Orucun faziletini bilmek hususunda Peygamberimiz (S.A.V.) Efendimizin şu hadisi şerifini anlamak yeterlidir; "Nefsimi elinde tutan Allah'a yemin ederim ki, oruçlunun ağzının kokusu Allah nezdinde misk kokusundan daha hoştur. Nitekim Cenab-ı Hak buyuruyor, kulum ancak şehvetini, yiyeceğini ve içeceğini benim için terk etmektedir. Binanaleyk oruç benim içindir ve onun mükafatını ben veririm."
Başka bir hadisinde Peygamberimiz (S.A.V.) Efendimiz şöyle buyurmaktadır; "Oruçlunun iki sevinci vardı. İftar ettiği zamanki sevinci ve rabbi ile buluştuğu zamanki sevinci."

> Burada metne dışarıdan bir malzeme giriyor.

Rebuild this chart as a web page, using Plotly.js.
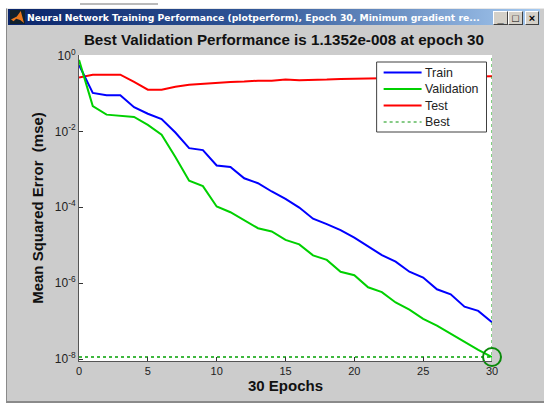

Diğer hadisinde ise; "Her şeyin kapısı vardır. İbadetin kapısı da oruçtur." İbn-i Mübarek
Başka bir hadisinde ise; "Oruçlunun uykusu da ibadettir." İbn-i Mendeh, İbn-i Mugireden
Cennet'in Reyyan (kana kana su içmek) adlı bir kapısı vardır. O kapıdan ancak oruç tutanlar Cennet'e girerler. Müslim ve Buhari Sehli İbn-i Saaddan
Yine kutsi bir hadiste; "Her hasene (sevap) on mislinden yedi yüz misline kadar yükselir. Ancak oruç benimdir ve ben onun mükafatını veririm." Saygılarımla.